3 thoughts on “The Worst Sentence William James Ever Wrote

  1. This reminded me that even scholars who should know better (James was wrong, but so were many of his contemporaries, a situation that did not significantly change until well after WWII), like the late A.C.Graham (1919 – 1991), the Welsh scholar and Sinologist who was Professor of Classical Chinese at the School of Oriental and African Studies (University of London), can say some rather startling things that suggest a less-than-charitable or nuanced interpretation terms of and ideas of non-Western philosophical provenance. For example, consider his general characterization of the Daodejing:

    “At the root of the thinking, pervading this book of evasions and retreats disguised by a pseudonym, is one dominant emotion, fear. In Lao-tzu we are breathing an air very different from the perfect fearlessness of Chuang-tzu…. The pressing concern is with how the small state and the small man survive in a world of murderously competing powers.”

    As Russell Kirkland has noted, Graham also proffers an odd and implausible claim about the the Nei-Yeh, stating that it is, “as usual, addressed primarily to the ruler.” (!!!)

    One could say more, but this should suffice as a taste of interpretations that strike one as wildly off target; I have yet to read anyone well acquainted with this and earlier Daoist (or Daoist-like) material that would describe the ethos of the prior text in this manner or view the Nei-Yeh in such terms.

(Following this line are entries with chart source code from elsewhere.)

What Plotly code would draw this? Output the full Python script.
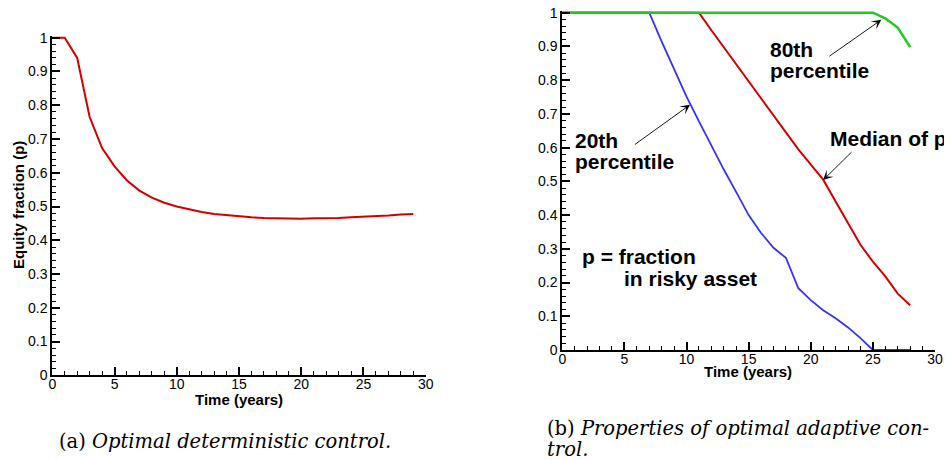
import plotly.graph_objects as go

# ---------------- data ----------------
years_a = list(range(0, 30))
equity_fraction = [1, 1, 0.94, 0.765, 0.673, 0.619, 0.577, 0.547, 0.526, 0.511,
                   0.5, 0.491, 0.484, 0.478, 0.474, 0.471, 0.468, 0.466, 0.465, 0.464,
                   0.464, 0.465, 0.465, 0.466, 0.468, 0.469, 0.471, 0.473, 0.476, 0.478]

years_b = list(range(0, 29))
p80 = [1] * 26 + [0.983, 0.956, 0.898]
p20 = [1] * 8 + [0.914, 0.832, 0.751, 0.678, 0.605, 0.535, 0.468, 0.40, 0.347, 0.303,
                 0.273, 0.183, 0.148, 0.118, 0.094, 0.067, 0.035, 0, 0, 0, 0]
median_p = [1] * 12 + [0.948, 0.897, 0.846, 0.796, 0.745, 0.696, 0.645, 0.595, 0.549,
                       0.505, 0.44, 0.376, 0.312, 0.262, 0.218, 0.167, 0.133]

x_ticks = [0, 5, 10, 15, 20, 25, 30]

# page body has an 8px margin: figure is sized to fit the 952x460 window
OFF = 8
W, H = 952 - OFF, 460 - OFF
RED = "#d40000"
BLUE = "#3434f4"
GREEN = "#1ecb1e"
SANS = "Liberation Sans, Arial, sans-serif"
SERIF = "DejaVu Serif, serif"

YTOP = 1.005


def px(x):
    return (x - OFF) / W


def py(y):
    return 1 - (y - OFF) / H


def xdom(px0, px1):
    return [px(px0), px(px1)]


def ydom(py_zero, py_one):
    per = (py_zero - py_one)
    top = py_one - (YTOP - 1) * per
    return [py(py_zero), py(top)]


def xaxis_cfg(dom, anchor):
    return dict(domain=dom, range=[0, 30], tickvals=x_ticks, ticks="inside", ticklen=8,
                tickwidth=1.5, tickcolor="black", showline=True, linecolor="black",
                linewidth=2, showgrid=False, zeroline=False, ticklabelstandoff=-5,
                automargin=False, anchor=anchor, mirror=False, ticklabeloverflow="allow",
                tickfont=dict(family=SANS, size=14, color="black"),
                minor=dict(dtick=1, tick0=0, ticks="inside", ticklen=4, tickwidth=1,
                           tickcolor="black", showgrid=False))


def yaxis_cfg(dom, anchor):
    return dict(domain=dom, range=[0, YTOP], tick0=0, dtick=0.1, ticks="inside", ticklen=8,
                tickwidth=1.5, tickcolor="black", showline=True, linecolor="black",
                linewidth=2, showgrid=False, zeroline=False, anchor=anchor,
                ticklabelstandoff=0, automargin=False, mirror=False,
                ticklabeloverflow="allow",
                tickfont=dict(family=SANS, size=14, color="black"),
                minor=dict(dtick=0.02, tick0=0, ticks="inside", ticklen=4, tickwidth=1,
                           tickcolor="black", showgrid=False))


fig = go.Figure()
fig.add_trace(go.Scatter(x=years_a, y=equity_fraction, mode="lines",
                         line=dict(color=RED, width=2), xaxis="x", yaxis="y",
                         showlegend=False))
fig.add_trace(go.Scatter(x=years_b, y=p20, mode="lines",
                         line=dict(color=BLUE, width=1.8), xaxis="x2", yaxis="y2",
                         showlegend=False))
fig.add_trace(go.Scatter(x=years_b, y=median_p, mode="lines",
                         line=dict(color=RED, width=2), xaxis="x2", yaxis="y2",
                         showlegend=False))
fig.add_trace(go.Scatter(x=years_b, y=p80, mode="lines",
                         line=dict(color=GREEN, width=2.5), xaxis="x2", yaxis="y2",
                         showlegend=False))

ann = []
# axis titles
ann.append(dict(text="<b>Time (years)</b>", x=px(239), y=py(399), xref="paper", yref="paper",
                xanchor="center", yanchor="middle", showarrow=False,
                font=dict(family=SANS, size=15, color="black")))
ann.append(dict(text="<b>Equity fraction (p)</b>", x=px(18), y=py(205), xref="paper",
                yref="paper", xanchor="center", yanchor="middle", textangle=-90,
                showarrow=False, font=dict(family=SANS, size=15, color="black")))
ann.append(dict(text="<b>Time (years)</b>", x=px(748), y=py(371), xref="paper", yref="paper",
                xanchor="center", yanchor="middle", showarrow=False,
                font=dict(family=SANS, size=15, color="black")))

# labels in the right panel
FS = 21
labels = [("80th", 768, 56), ("percentile", 768, 77),
          ("20th", 573, 147), ("percentile", 573, 168),
          ("Median of p", 828, 145),
          ("p = fraction", 580, 263), ("in risky asset", 622, 285)]
for t, lx, base in labels:
    ann.append(dict(text="<b>%s</b>" % t, x=px(lx), y=py(base - 0.3 * FS), xref="paper",
                    yref="paper", xanchor="left", yanchor="middle", showarrow=False,
                    font=dict(family=SANS, size=FS, color="black")))

# arrows (tail -> tip) in data coordinates of right panel
arrows = [((21.38, 0.868), (25.68, 0.979)),
          ((5.72, 0.606), (10.28, 0.727)),
          ((23.40, 0.591), (21.0, 0.504))]
for (tx, ty), (hx, hy) in arrows:
    ann.append(dict(text="", x=hx, y=hy, xref="x2", yref="y2", ax=tx, ay=ty,
                    axref="x2", ayref="y2", showarrow=True, arrowhead=3, arrowsize=1.8,
                    arrowwidth=0.9, arrowcolor="black", standoff=0, startstandoff=0))

# captions
CFS = 19.5
ann.append(dict(text="(a) <i>Optimal deterministic control.</i>", x=px(225), y=py(441),
                xref="paper", yref="paper", xanchor="center", yanchor="middle",
                showarrow=False, font=dict(family=SERIF, size=CFS, color="black")))
ann.append(dict(text="(b) <i>Properties of optimal adaptive con-</i>", x=px(545), y=py(428),
                xref="paper", yref="paper", xanchor="left", yanchor="middle",
                showarrow=False, font=dict(family=SERIF, size=CFS, color="black")))
ann.append(dict(text="<i>trol.</i>", x=px(545), y=py(449),
                xref="paper", yref="paper", xanchor="left", yanchor="middle",
                showarrow=False, font=dict(family=SERIF, size=CFS, color="black")))

fig.update_layout(
    template="none",
    width=W, height=H, margin=dict(l=0, r=0, t=0, b=0, pad=0, autoexpand=False),
    paper_bgcolor="white", plot_bgcolor="white",
    xaxis=xaxis_cfg(xdom(52.3, 425.7), "y"),
    yaxis=yaxis_cfg(ydom(375.3, 37.7), "x"),
    xaxis2=xaxis_cfg(xdom(562.3, 935.0), "y2"),
    yaxis2=yaxis_cfg(ydom(350.0, 12.7), "x2"),
    annotations=ann,
)

fig.write_html("out.html")
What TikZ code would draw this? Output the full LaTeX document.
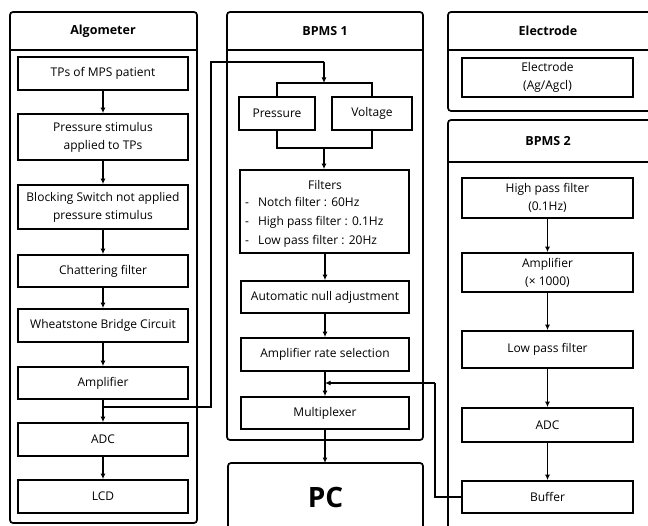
\documentclass[tikz,border=0pt]{standalone}
\usepackage{fontspec}
\setmainfont{Open Sans}
\usetikzlibrary{arrows.meta}
\tikzset{
  x=1pt, y=-1pt,
  lw/.style={line width=1.7pt},
  outer/.style={lw, rounded corners=3pt},
  txt/.style={font=\fontsize{12}{18}\selectfont},
  box/.style={draw, lw, align=center, txt, inner sep=1pt},
  title/.style={font=\bfseries\fontsize{12.5}{14}\selectfont},
  arr/.style={lw, -{Latex[length=5.5pt,width=5pt]}},
  ln/.style={lw}
}
\begin{document}
\begin{tikzpicture}
\useasboundingbox (0,0) rectangle (648,526);
% Algometer group
\draw[outer] (10,12) rectangle (197,523);
\draw[lw] (10,50) -- (197,50);
\node[title] (tAlg) at (103,31) {Algometer};
\node[box, minimum width=170pt, minimum height=33pt] (tp) at (103,73.5) {TPs of MPS patient};
\node[box, minimum width=170pt, minimum height=46pt] (ps) at (103,137) {Pressure stimulus\\applied to TPs};
\node[box, minimum width=170pt, minimum height=44pt] (bs) at (103,207) {Blocking Switch not applied\\pressure stimulus};
\node[box, minimum width=170pt, minimum height=32pt] (cf) at (103,271) {Chattering filter};
\node[box, minimum width=170pt, minimum height=33pt] (wb) at (103,325.5) {Wheatstone Bridge Circuit};
\node[box, minimum width=170pt, minimum height=32pt] (amp) at (103,383) {Amplifier};
\node[box, minimum width=170pt, minimum height=33pt] (adc) at (103,439.5) {ADC};
\node[box, minimum width=170pt, minimum height=33pt] (lcd) at (103,496.5) {LCD};
\draw[arr] (tp) -- (ps);
\draw[arr] (ps) -- (bs);
\draw[arr] (bs) -- (cf);
\draw[arr] (cf) -- (wb);
\draw[arr] (wb) -- (amp);
\draw[arr] (amp) -- (adc);
\draw[arr] (adc) -- (lcd);
\coordinate (j1) at (103,407);
% BPMS 1 group
\draw[outer] (227,12) rectangle (423,440);
\draw[lw] (227,50) -- (423,50);
\node[title] (tB1) at (325,31) {BPMS 1};
\node[box, minimum width=76pt, minimum height=33pt] (pr) at (277,113.5) {Pressure};
\node[box, minimum width=80pt, minimum height=33pt] (vo) at (372,113.5) {Voltage};
\coordinate (btop) at (324,83);
\coordinate (bbot) at (324,148);
\draw[ln] (pr.north) |- (btop) -| (vo.north);
\draw[ln] (pr.south) |- (bbot) -| (vo.south);
\node[draw, lw, minimum width=169pt, minimum height=83pt] (fi) at (324.5,211.5) {};
\node[txt, inner sep=0pt] (fiT) at (325,185) {Filters};
\node[txt, anchor=west, inner sep=0pt] (fiL) at (245,222) {%
\begin{tabular}{@{}l@{\hspace{9pt}}l@{}}
- & Notch filter : 60Hz\\[0.7pt]
- & High pass filter : 0.1Hz\\[0.7pt]
- & Low pass filter : 20Hz
\end{tabular}};
\node[box, minimum width=168pt, minimum height=32pt] (nu) at (325,297) {Automatic null adjustment};
\node[box, minimum width=168pt, minimum height=33pt] (ar) at (325,354.5) {Amplifier rate selection};
\node[box, minimum width=168pt, minimum height=32pt] (mx) at (325,413) {Multiplexer};
\draw[arr] (bbot) -- (bbot |- fi.north);
\draw[arr] (fi.south -| nu.north) -- (nu.north);
\draw[arr] (nu) -- (ar);
\draw[arr] (ar) -- (mx);
% PC
\draw[outer] (228,463) rectangle (423,545);
\node[font=\bfseries\fontsize{28}{30}\selectfont] (pc) at (325.5,497) {PC};
\coordinate (pctop) at (325,463);
\draw[arr] (mx.south) -- (pctop);
% Algometer to BPMS1
\coordinate (c1) at (211,407);
\coordinate (c2) at (211,62);
\coordinate (c3) at (324,62);
\draw[ln] (j1) -- (c1) -- (c2) -- (c3);
\draw[arr] (c3) -- (btop);
% Electrode group
\draw[outer] (448,12) rectangle (665,111);
\draw[lw] (448,50) -- (665,50);
\node[title] (tEl) at (548,31) {Electrode};
\node[box, minimum width=171pt, minimum height=39pt] (el) at (547.5,77.5) {Electrode\\(Ag/Agcl)};
% BPMS 2 group
\draw[outer] (448,120) rectangle (665,545);
\draw[lw] (448,162) -- (665,162);
\node[title] (tB2) at (548,141) {BPMS 2};
\node[box, minimum width=171pt, minimum height=40pt] (hp) at (547.5,198) {High pass filter\\(0.1Hz)};
\node[box, minimum width=171pt, minimum height=39pt] (a2) at (547.5,272.5) {Amplifier\\(× 1000)};
\node[box, minimum width=171pt, minimum height=37pt] (lp) at (547.5,349.5) {Low pass filter};
\node[box, minimum width=171pt, minimum height=34pt] (ad2) at (547.5,425) {ADC};
\node[box, minimum width=171pt, minimum height=32pt] (bu) at (547.5,497) {Buffer};
\draw[arr] (hp) -- (a2);
\draw[arr] (a2) -- (lp);
\draw[arr] (lp) -- (ad2);
\draw[arr] (ad2) -- (bu);
% Buffer back to BPMS1
\coordinate (d1) at (435,497);
\coordinate (d2) at (435,383);
\coordinate (d3) at (325,383);
\draw[ln] (bu.west) -- (d1) -- (d2);
\draw[arr] (d2) -- (d3);
\end{tikzpicture}
\end{document}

  2. This seems to be very similar to problems faced in Nietzschean hermeneutics. Is James’ simply offering an overly simplistic, colonial reading of these Indian thought traditions, or is he (perhaps even more perniciously) identifying certain conceptual positions and giving them names from a non-European context of philosophizing? I’m thinking for example of F.N.’s use of “European Buddhism” as a category of critique.

    I wonder how you square your general admiration of James’ pragmatic thinking with these sorts of passages? Or is it better left unresolved?